Dolarowi nie pomogły lepsze od prognoz dane o koniunkturze w sektorze usług - indeks ISM wzrósł do poziomu 62,2 pkt. Inwestorzy czekają już na publikowane w piątek dane o liczbie nowych etatów w amerykańskiej gospodarce.
Informacje napływające w ostatnich dniach z rynku pracy w USA nie dają spójnego obrazu sytuacji. Dobry odczyt subindeksu ISM mówiącego koniunktury na rynku pracy w sektorze usług i niska liczba nowych wniosków o zasiłek są równoważone przez bardzo wyraźny wzrost planowanych przez amerykańskie przedsiębiorstwa zwolnień. Średnia rynkowych oczekiwań wynosi 175 tys. nowych etatów. Paradoksalnie taki właśnie odczyt jest najmniej prawdopodobnym scenariuszem. W kwietniu (przed rewizją) powstało 274 tys. miejsc pracy, w maju 78 tys. – w każdym przypadku oczekiwania zbliżone były do 170 tys. – 180 tys. Nie same dane będą jednak najważniejsze, dopiero kolejne godziny notowań po publikacji mogą przynieść wyraźne rozstrzygnięcia. To jednak dopiero jutro – do tego czasu rynki poznają liczbę nowych wniosków o zasiłek w USA (oczekiwane 320 tys.) oraz decyzje ECB i Banku Anglii (prognoza – stopy bez zmian), te wydarzenia nie powinny mieć jednak większego wpływu na przebieg notowań.
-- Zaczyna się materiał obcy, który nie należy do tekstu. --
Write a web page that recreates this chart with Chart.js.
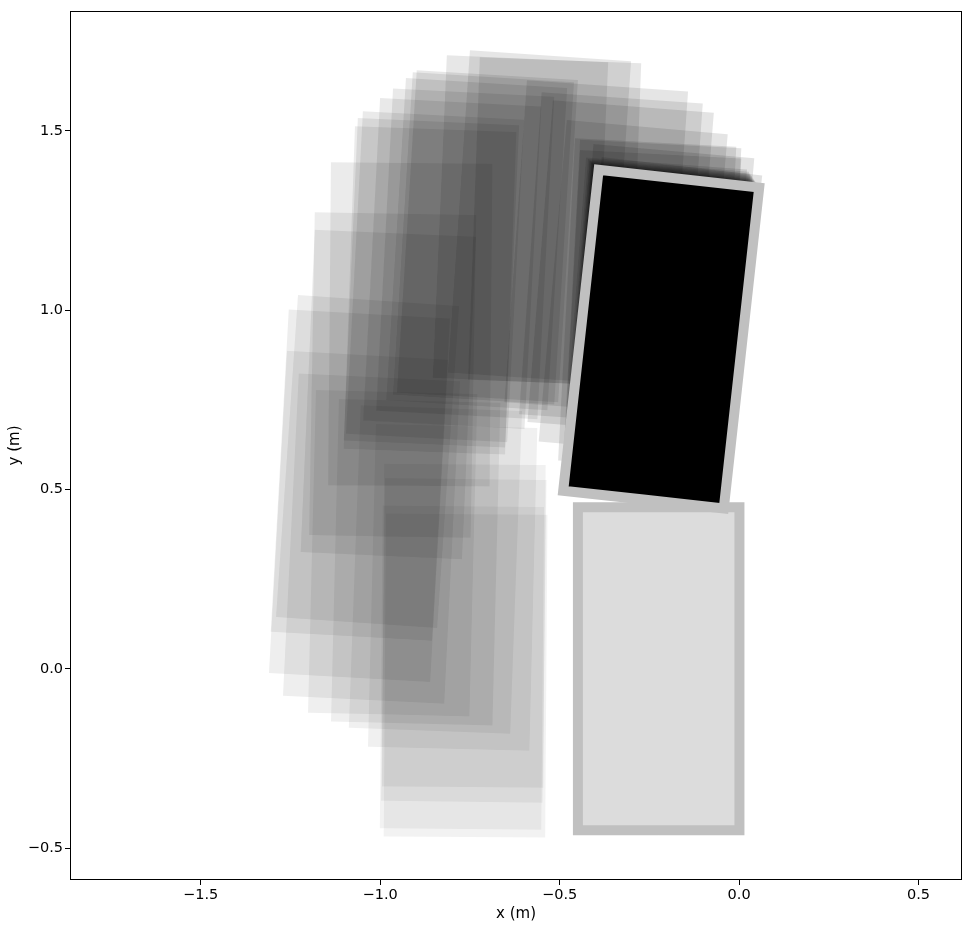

Rynek EUR/USD pozostaje stabilny. Wsparcie na poziomie 1,1890 zostało wczoraj obronione, powodzenia nie przyniosła także próba testu oporu przy cenie 1,1950. W czasie dzisiejszych notowań ten ostatni poziom może zostać naruszony, a kolejnym oporem może być kurs 1,1970. Sygnałem do zatrzymania realizacji zysków byłby powrót poniżej ceny 1,19.
Dolar zyskał wobec japońskiego jena, a kurs USD/JPY naruszył opór przy cenie 112,10. Realizacja zysków rozpoczęta w czasie dzisiejszej sesji europejskiej może prowadzić do kolejnego testu wsparcia 111,60.